Identifying Y-chromosome haplogroups in arbitrarily large samples of sequenced or genotyped men
Other
103 stars 24 forks source link

csv.Error: field larger than field limit (131072) #11

Closed rozaimirazali closed 5 years ago

rozaimirazali commented 5 years ago

My command:

callHaplogroups.py --input QGP_MALE_onlyGT.vcf.gz --ancDerCounts --haplogroupPaths --derSNPs --derSNPsDetail --ancSNPs --ancSNPsDetail

tail of the error message:

Writing trees...

Wrote tree with YCC labels: output/y.tree.ycc.2016.01.04.nwk

Wrote tree with representative-SNP labels: output/y.tree.hgSNP.2016.01.04.nwk

Wrote aligned tree with YCC labels: output/y.tree.aligned.ycc.2016.01.04.nwk

Wrote aligned tree with representative-SNP labels: output/y.tree.aligned.hgSNP.2016.01.04.nwk

Traceback (most recent call last): File "/gpfs/home/rmohamadrazali/software/yhaplo-master/callHaplogroups.py", line 45, in callHaplogroups() File "/gpfs/home/rmohamadrazali/software/yhaplo-master/callHaplogroups.py", line 24, in callHaplogroups Sample.callHaplogroups(config, tree) File "/gpfs/home/rmohamadrazali/software/yhaplo-master/sample.py", line 297, in callHaplogroups Sample.runFromVCF() File "/gpfs/home/rmohamadrazali/software/yhaplo-master/sample.py", line 399, in runFromVCF Sample.loadDataFromVCF() File "/gpfs/home/rmohamadrazali/software/yhaplo-master/sample.py", line 414, in loadDataFromVCF Sample.setSampleListFromVCFheader(vcfReader) File "/gpfs/home/rmohamadrazali/software/yhaplo-master/sample.py", line 448, in setSampleListFromVCFheader for lineList in vcfReader: _csv.Error: field larger than field limit (131072)

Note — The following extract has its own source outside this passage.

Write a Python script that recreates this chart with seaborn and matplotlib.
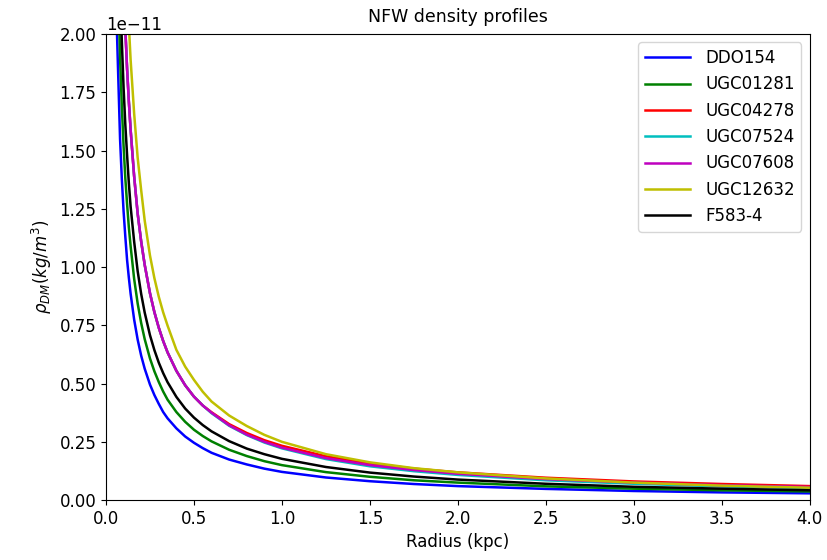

Why is it thinking that the input file is a csv file instead of vcf?

dpoznik commented 5 years ago

Thanks for bringing this to my attention. It looks like you have a very long line in the header of your VCF, and this is breaking csv.reader. Can you confirm that stripping out the header works as a temporary solution?

file_label=QGP_MALE_onlyGT
zcat ${file_label}.vcf.gz | grep -v '^##' > ${file_label}.no_header.vcf
callHaplogroups.py --input ${file_label}.no_header.vcf --ancDerCounts --haplogroupPaths --derSNPs --derSNPsDetail --ancSNPs --ancSNPsDetail

Assuming so, I'll patch yhaplo to make it robust to this situation.

Thanks!

dpoznik commented 5 years ago

I've just pushed a fix to support VCF files with very long metadata lines. Please try running the updated version of yhaplo on your original file, and let me know how it goes?